Effective CI/CD requires fast feedback loops—down to minutes—and must involve every stage from architecture design to testing, ensuring both business and management requirements are met. The author stresses holistic, systemic thinking.

He uses an analogy: refactoring a monolithic, tightly‑coupled legacy application is like trying to turn an eighty‑year‑old woman into a young girl—extremely difficult. Micro‑services, by contrast, consist of many small, independently maintained services that can be written in any language or framework without affecting others, and can be deployed independently. The key is sensible service boundaries rather than arbitrary size.

The author warns against tightly‑coupled shared libraries and overly standardized interfaces, which can become hidden obstacles to innovation.

Deployment challenges are highlighted: binaries (JAR, WAR, DLL) must be deployed across heterogeneous environments. Virtual machines provide consistency but introduce configuration drift over time. Immutable servers are advocated, yet existing tools often lack full support for true immutability.

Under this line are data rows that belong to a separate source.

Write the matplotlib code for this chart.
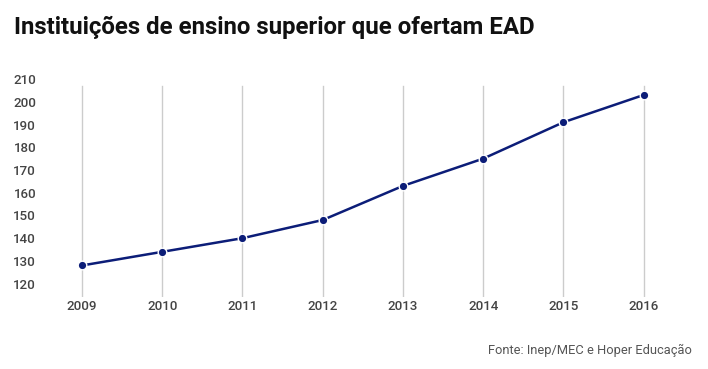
import matplotlib
matplotlib.use("Agg")
import matplotlib.pyplot as plt

# data
anos = [2009, 2010, 2011, 2012, 2013, 2014, 2015, 2016]
instituicoes = [128, 134, 140, 148, 163, 175, 191, 203]
yticks = [120, 130, 140, 150, 160, 170, 180, 190, 200, 210]

plt.rcParams['font.family'] = ['Roboto', 'DejaVu Sans']

W, H = 708, 369
fig = plt.figure(figsize=(W / 100, H / 100), dpi=100)

# axes box in pixels
left_px, right_px = 50, 680
top_px, bottom_px = 74.5, 297.3
ax = fig.add_axes([left_px / W, 1 - bottom_px / H, (right_px - left_px) / W, (bottom_px - top_px) / H])

# x scale: 2009 at px 82, 2016 at px 643.7
px_per_year = (643.7 - 82) / 7
ax.set_xlim(2009 - (82 - left_px) / px_per_year, 2016 + (right_px - 643.7) / px_per_year)
ax.set_ylim(114, 212)

# vertical gridlines, stopping a little below the top label
for a in anos:
    ax.plot([a, a], [114, 206.9], color='#cccccc', lw=1, zorder=1)

ax.plot(anos, instituicoes, color='#0c1d78', lw=1.8, marker='o', markersize=6.2,
        markerfacecolor='#0c1d78', markeredgecolor='white', markeredgewidth=1, zorder=3)

ax.set_xticks(anos)
ax.set_xticklabels([str(a) for a in anos])
ax.set_yticks(yticks)
ax.tick_params(axis='both', length=0, labelsize=9.6, labelcolor='#444444')
ax.tick_params(axis='y', pad=10)
ax.tick_params(axis='x', pad=2)
for lbl in ax.get_xticklabels() + ax.get_yticklabels():
    lbl.set_fontweight(500)
for s in ax.spines.values():
    s.set_visible(False)

fig.text(14 / W, 1 - 27 / H, 'Instituições de ensino superior que ofertam EAD',
         fontsize=17.3, fontweight='bold', color='#111111', ha='left', va='center')
fig.text(692 / W, 1 - 350 / H, 'Fonte: Inep/MEC e Hoper Educação',
         fontsize=9.3, color='#555555', ha='right', va='center')

fig.savefig('out.png', dpi=100)
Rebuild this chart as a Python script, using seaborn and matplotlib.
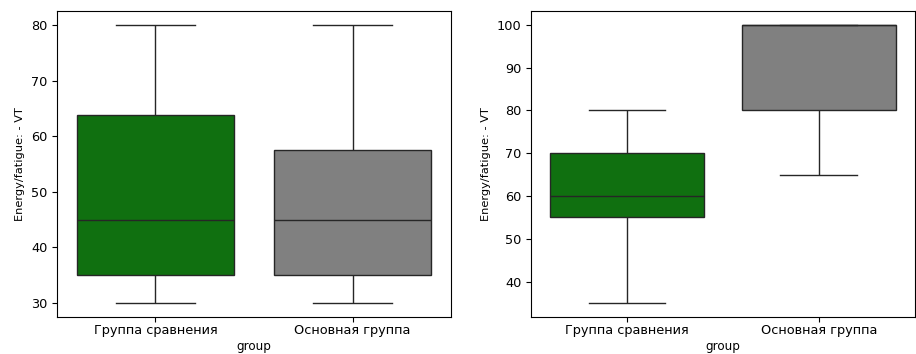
import matplotlib
matplotlib.use("Agg")
import matplotlib.pyplot as plt
import seaborn as sns
import pandas as pd

groups = ["Группа сравнения", "Основная группа"]
palette = ["green", "gray"]

# left panel raw values
left_comparison = [30, 35, 35, 45, 45, 60, 75, 80]
left_main = [30, 35, 35, 40, 50, 55, 65, 80]
# right panel raw values
right_comparison = [35, 50, 55, 55, 60, 65, 70, 75, 80]
right_main = [65, 75, 80, 80, 100, 100, 100, 100, 100]

ylabel = "Energy/fatigue: - VT"
xlabel = "group"

df_left = pd.DataFrame({
    "group": [groups[0]] * len(left_comparison) + [groups[1]] * len(left_main),
    "value": left_comparison + left_main,
})
df_right = pd.DataFrame({
    "group": [groups[0]] * len(right_comparison) + [groups[1]] * len(right_main),
    "value": right_comparison + right_main,
})

fig = plt.figure(figsize=(9.16, 3.54), dpi=100)
ax1 = fig.add_axes([0.0622, 0.1045, 0.4302, 0.8645])
ax2 = fig.add_axes([0.5797, 0.1045, 0.4190, 0.8645])

for ax, df in [(ax1, df_left), (ax2, df_right)]:
    sns.boxplot(data=df, x="group", y="value", hue="group", palette=palette,
                order=groups, hue_order=groups, legend=False, ax=ax)
    ax.set_ylabel(ylabel, fontsize=8.2)
    ax.set_xlabel(xlabel, fontsize=8.6, labelpad=2.5)
    ax.tick_params(labelsize=9.3)
    ax.tick_params(axis="x", pad=1.5)

fig.savefig("out.png", dpi=100)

Traditional configuration management tools such as Puppet and Chef, when used without systematic thinking, become a nightmare. The author proposes a “dream toolset” consisting of: Ansible – as a replacement for Puppet and Chef. Docker – to replace slow virtual machines and enable immutable deployments.

Service discovery platforms – using Swarm, Kubernetes, or Mesos/DCOS.

Additional tools mentioned for large‑scale micro‑service architectures include CoreOS, etcd, Consul, Fleet, Mesos, Rocket, among others.

Conclusion

The chapter ends with a strong endorsement of the presented toolset and a call to readers to experiment with the book’s sample code to truly master the concepts.